The Ridges Sanctuary

Preservation, Education, and Research

Land Management Volunteers: Making an Impact

Posted on Oct 30, 2023 by Jackie Rath   1 Comment | Posted in Blog · Uncategorized

By Sam Hoffman, Land Manager

Land Manager Sam Hoffman mapping invasive species with Director of Research Tony Kiszonas.

As the heart of fall approaches and our field season winds down, it’s the perfect time to highlight Ridges Sanctuary land management volunteers and their invaluable contributions to our organization. 

When I first joined The Ridges as Land Manager in November of 2021, one of the first projects I was assigned was to help plan and facilitate the replacement of our Range Light Boardwalk. This walkway is one of the most traversed parts of the Sanctuary but was showing its age and lacking the accessibility features of our Hidden Brook Boardwalk. I quickly realized how dedicated and talented our volunteers are. When tasked with the project, our Wednesday Crew gathered every week and worked tirelessly to complete the project over a five-month span in 2022, all while keeping the 800-foot-long boardwalk open to visitors. In the end, over 80 volunteers donated roughly 600 hours to rebuild the structure while saving The Ridges over $30,000 in construction costs.

Wednesday Crew finishing up the new Range Light Boardwalk.

Wednesday Crew working on the Cedar Trail boardwalk.

We have since leveraged that effort to continue to replace and improve aged-out boardwalks on our original rustic trails system that traverses the iconic ridge and swale complex. And their work doesn’t stop there. The Wednesday Crew regularly assists staff in all kinds of land management efforts, including but not limited to land and trail maintenance, groundskeeping, facilities repair, and a variety of special projects such as building seasonal decor for the Nature Store and assembling bat, owl, and bluebird house kits for our workshops.  

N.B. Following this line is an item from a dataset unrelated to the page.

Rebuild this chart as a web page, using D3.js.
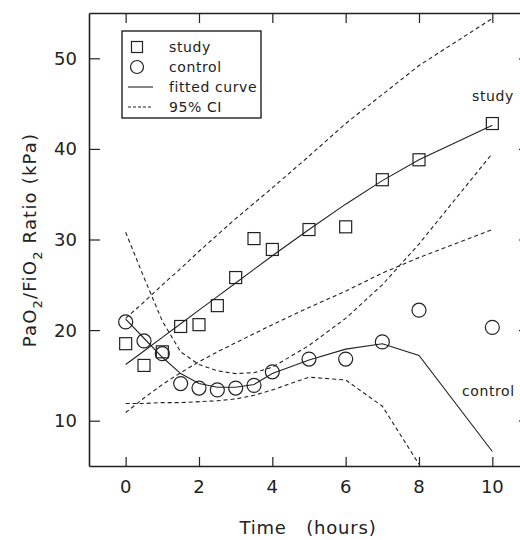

Other important volunteer groups contributing to land preservation and management at The Ridges include the Garden Crew and the Barberry Pirates. The Garden Crew has done a great job of increasing the diversity of the pollinator gardens that provide habitat for many bee and butterfly species while maintaining an aesthetically stunning space around the Cook-Albert Fuller Nature Center for visitors to interact with. The establishment of a Native Plant Demonstration Garden was a highlight, with other exciting projects planned in the coming years. The Barberry Pirates are a revived group of volunteers assisting staff with managing invasive species. In 2023, they helped with the removal of Dame’s Rocket, European Marsh Thistle, and Glossy Buckthorn at multiple sites.   

Garden Crew works on the Ridges Native Plant Demo Garden.

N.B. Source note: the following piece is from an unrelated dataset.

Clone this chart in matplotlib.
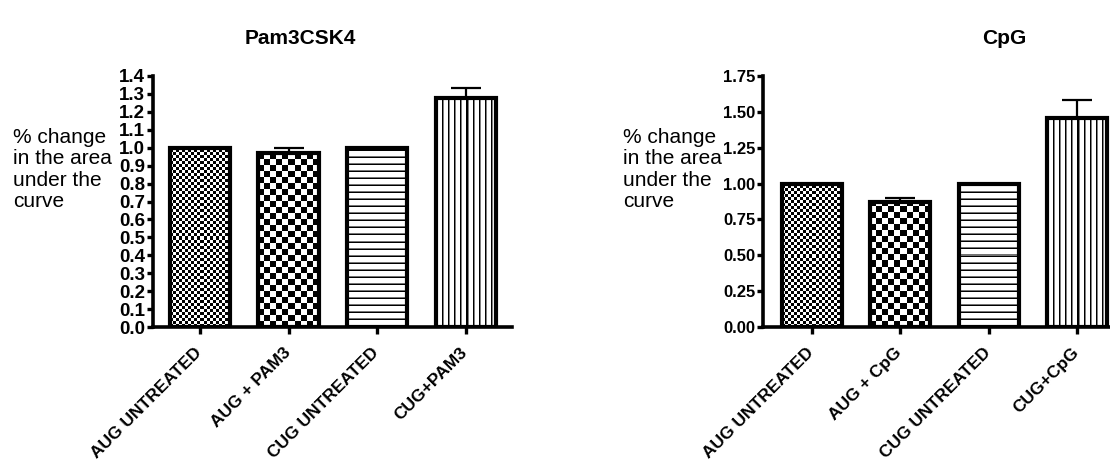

Volunteers are an essential part of operations for any nonprofit. Still, I often hear from folks in our community that The Ridges Sanctuary has some of the most committed volunteers in the county. I couldn’t agree more. It is a privilege and an honor to work alongside people who work so hard to continue to accomplish the Ridges’ mission. The Wednesday Crew, along with the rest of our volunteers, are an integral part of The Ridges family and are truly a pleasure to work with. They have shown me by example that we can achieve much more as a collective when passionate individuals work towards a common goal. 

Invasive species removal volunteers.

Not only do volunteers give to their community, but there are personal benefits to volunteering itself, from forming new friendships to learning new skills. If you have thought about volunteering with The Ridges Sanctuary before but haven’t yet done so, I urge you to contact me for more information on opportunities to contribute.  

I can be reached via email at, or by phone at (920) 839-2802 ext. 108. 

Ten Reasons to Volunteer

1. Socialize and connect with other passionate members of the community.

2. Give a boost to your cognitive, emotional, and physical health.  

3. Develop a strong connection with nature and the land. 

4. Make valuable contributions to conservation that benefits the entire community.  

5. Protect a precious natural resource for future generations to experience.  

6. Help to provide continued and further access to the outdoors for people of all ages and abilities.  

7. Put your talents to use.  

8. Learn new skills that can be applied to many different areas of life.   

9. Create new friendships with people you share values with.   

10. Make a positive impact on other people’s lives. 

1 Response to "Land Management Volunteers: Making an Impact"

Comment by Charlie Schudson
October 31, 2023 10:36 am

Volunteering at The Ridges is MY selfish pleasure — Thank YOU!